When it comes to patent trolls, however, it’s not about innovation or adding value because they don’t actually make anything. That was certainly the situation in Quantum’s legal win against Compression Technologies Solutions LLC in May. A couple years ago, CTS sued Quantum and six other storage companies for infringing a patent involving the parsing of information streams into groups or packets of information.
Four of the companies that were sued chose to settle, presumably because they didn’t want to incur the legal costs involved in fighting the suit, which is something patent trolls count on to make their business model work. However, three of us – Quantum , EMC and NetApp – each decided to take a stand against CTS.
So it was great when the judge granted our motion to dismiss the case before it went to trial, a big defeat for CTS. The judge agreed with us that CTS was trying to patent an abstract idea, which cannot be patented. In fact, as we pointed out in our legal brief and the judge mentioned in his opinion, the CTS claim would have covered simple activities performed in someone’s mind, like analyzing something you’re reading, and therefore didn’t meet the threshold requirement for patentability.

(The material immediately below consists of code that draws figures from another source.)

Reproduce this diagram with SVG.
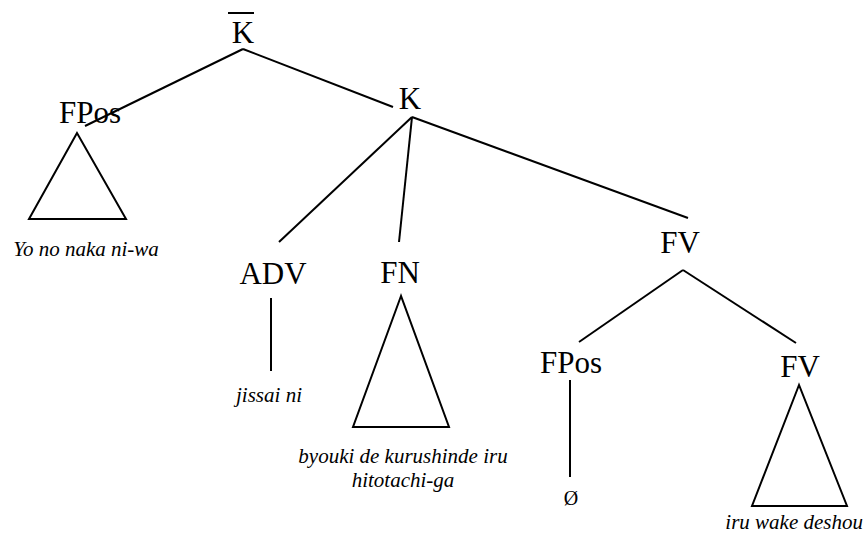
<svg xmlns="http://www.w3.org/2000/svg" width="865" height="537" viewBox="0 0 865 537">
<style>
  .lbl { font-family: 'Liberation Serif', 'Times New Roman', Times, 'DejaVu Serif', serif; font-size: 31px; fill: #000; text-anchor: middle; }
  .lex { font-family: 'Liberation Serif', 'Times New Roman', Times, 'DejaVu Serif', serif; font-size: 21px; font-style: italic; fill: #000; text-anchor: middle; }
  .sym { font-family: 'Liberation Serif', 'Times New Roman', Times, 'DejaVu Serif', serif; font-size: 20px; fill: #000; text-anchor: middle; }
  .edge { stroke: #000; stroke-width: 2; fill: none; stroke-linecap: butt; }
  .tri { stroke: #000; stroke-width: 2; fill: none; stroke-linejoin: miter; }
</style>
<rect width="865" height="537" fill="#fff"/>
<g id="connectors">
  <line class="edge" x1="243" y1="49" x2="85" y2="126"/>
  <line class="edge" x1="243" y1="49" x2="393" y2="107"/>
  <line class="edge" x1="412" y1="117" x2="279" y2="242"/>
  <line class="edge" x1="412" y1="117" x2="399" y2="242"/>
  <line class="edge" x1="412" y1="117" x2="688" y2="218"/>
  <line class="edge" x1="683" y1="270" x2="579" y2="342"/>
  <line class="edge" x1="683" y1="270" x2="796" y2="343"/>
  <line class="edge" x1="271" y1="298" x2="271" y2="371"/>
  <line class="edge" x1="570" y1="380" x2="570" y2="477"/>
</g>
<g id="node-Kbar">
  <line class="edge" x1="228" y1="13" x2="254" y2="13"/>
  <text class="lbl" x="243" y="43">K</text>
</g>
<g id="node-FPos1">
  <text class="lbl" x="90" y="123">FPos</text>
  <polygon class="tri" points="77,133 29,219 126,219"/>
  <text class="lex" x="86" y="256">Yo no naka ni-wa</text>
</g>
<g id="node-K">
  <text class="lbl" x="410" y="109">K</text>
</g>
<g id="node-ADV">
  <text class="lbl" x="273" y="284">ADV</text>
  <text class="lex" x="269" y="402">jissai ni</text>
</g>
<g id="node-FN">
  <text class="lbl" x="400" y="283">FN</text>
  <polygon class="tri" points="401,296 353,427 449,427"/>
  <text class="lex" x="403" y="463">byouki de kurushinde iru</text>
  <text class="lex" x="403" y="487">hitotachi-ga</text>
</g>
<g id="node-FV1">
  <text class="lbl" x="680" y="253">FV</text>
</g>
<g id="node-FPos2">
  <text class="lbl" x="571" y="373">FPos</text>
  <text class="sym" x="571" y="505">Ø</text>
</g>
<g id="node-FV2">
  <text class="lbl" x="800" y="377">FV</text>
  <polygon class="tri" points="799,385 752,506 847,506"/>
  <text class="lex" x="863" y="529" style="text-anchor:end">iru wake deshou</text>
</g>
</svg>
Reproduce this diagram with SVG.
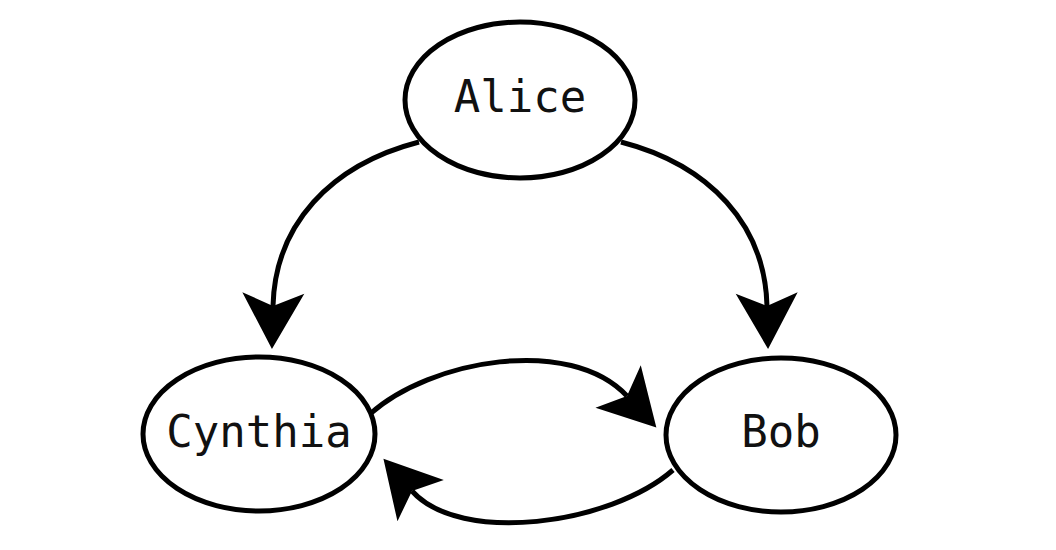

I’m not going to go into all the details of the claim, but CTS essentially argued that its patent covered any process which involves receiving a stream of information composed of packets and boundaries between the packets, classifying the packets based on intrinsic characteristics or on a comparison of packets, and generating output packets based on the classifications and boundaries.
So let’s compare that to reading. When you read a sentence, you receive information on the page as a stream and that stream includes packets (letters and words) with boundaries (spaces between the letters and words). You can then mentally classify those packets (letters as consonants or vowels and words as nouns, verbs, etc.) according to their intrinsic characteristics (shapes of the letters or the set of letters in the words). Finally, you can mentally generate output packets (organizing letters into words or words into sentences) based on how you classified the input and you can indicate the boundaries of these output packets (where each word or sentence begins and ends).
In addition to reading, we pointed out to the judge other simple activities that the CTS claim would have covered, including looking at five playing cards displayed in a row (think card values, suits and colors with card edges representing boundaries) and even interpreting Morse code (dots and dashes, with boundaries represented by silent pauses).
All these examples demonstrated the absurdity of the CTS lawsuit, and we were very pleased to see the judge cite several of them in his strong ruling against them. Despite this, CTS has appealed the ruling, so we’ll continue the fight and hopefully cause other patent trolls to think twice before coming after us with ridiculous claims.